Before you started WES, you worked as Head of HR at MTG. Was there a big difference between how you approached the recruitment process at MTG vs how you approached it at WES?
As HR Director at MTG I was buying recruitment services from headhunters and I put pressure on the headhunting firms to present candidate lists covering a diverse range of candidate pools. I challenged them as much as I could to deliver more women and more candidates outside what I perceived to be a narrow stereotype. At WES we can make a difference on a bigger scale since we coach and challenge all our clients to break their traditional recruitment norms and patterns.
What are you looking for in a candidate?
Each recruitment is unique, and each company culture is unique so there is no “standard super candidate formula” that can be applied for all roles we recruit to. That’s the beauty of this job – that there is a perfect candidate out there for each role – no matter what the competence profile looks like and no matter what the corporate culture or values represent.
Have you ever experienced any obstacles or mistreatment in the business world because of your gender?
I would rather say that the lack of women on top positions in many of the companies and industries I have worked in has generated opportunities to drive change and to challenge existing norms and behaviors. The increasing demand for improved diversity is a valuable momentum for all amazing female top talents on the market that are ready to take on a new management- or board position. I have taken advantage of this momentum myself, but I have chosen wisely and picked employers with values that I respect and who represent a modern leadership culture without limiting politics and old school hierarchies.

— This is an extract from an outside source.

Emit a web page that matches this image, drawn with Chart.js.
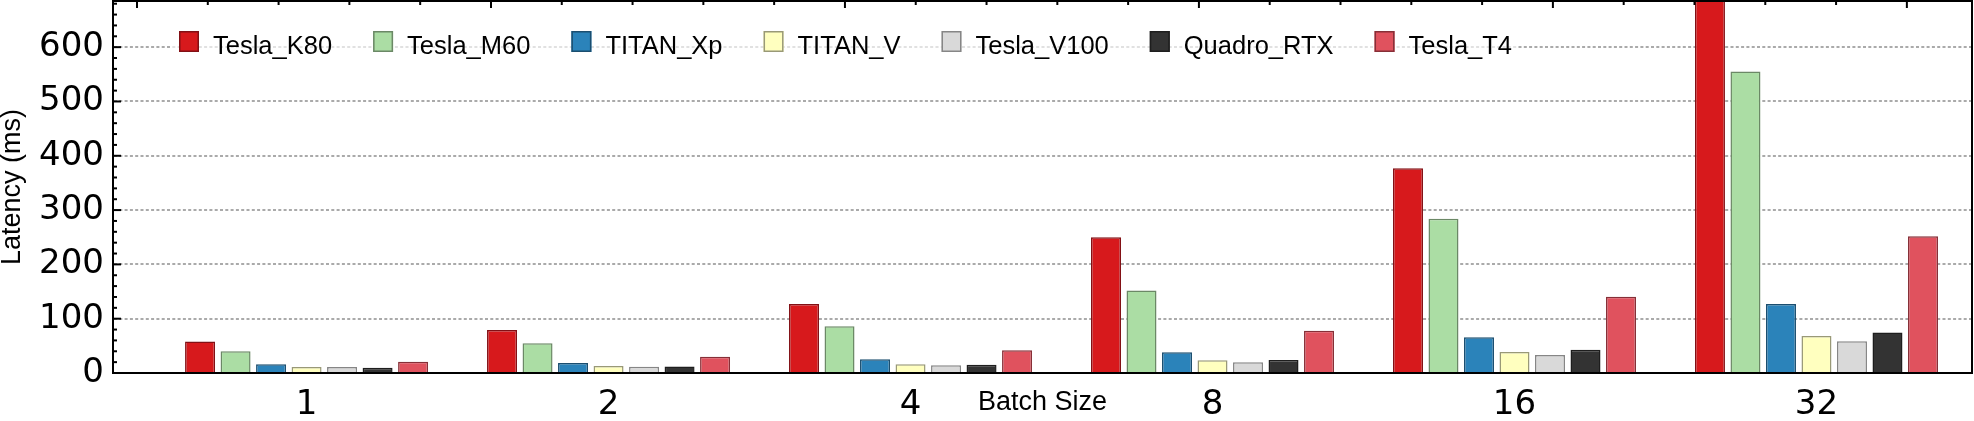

Looking at your resumé, it is easy to get the impression that you work a lot and in a high pace. How do you keep yourself grounded and relaxed in times of stress or when you have a lot going on?
As a gymnast, my training and development came from making a lot of mistakes during practice as well as on competitive events, so I learned how to tackle mistakes under high pressure from an early age. It helped me to not be afraid of failure. In combination with being a true optimist with an annoyingly positive attitude to life in general I have always had a relaxed and solution-oriented approach to my career and to my job. Some people have a strategic approach to their career, but I have always been driven by lust. By having fun at work and choosing assignments that are joyful and inspiring it doesn’t really feel like I am working when I am at work. I love that!
When you were younger, you competed in gymnastics and achieved a lot of success such as winning gold in team gymnastics at the European Championship. Is sports still a big part of your life and do you see it being something that helps you stay motivated in your everyday life?
Definitely! When I did gymnastics, I got my daily boost of endorphins and a natural “high”. I love that feeling and I seek it in my daily life now as well as through fun job challenges and entrepreneurial adventures for example. I still do gymnastics every now and then and sports will always be a big part of my life. I am doomed to be an endorphin junkie forever, haha.
If you could give any advice to your teenage self, what would it be?
Don’t be afraid of anything – little good comes out of it. And, buy Apple stock…
If you could give any advice to young career women, what would it be?
If you ever hit a glass ceiling – smash it.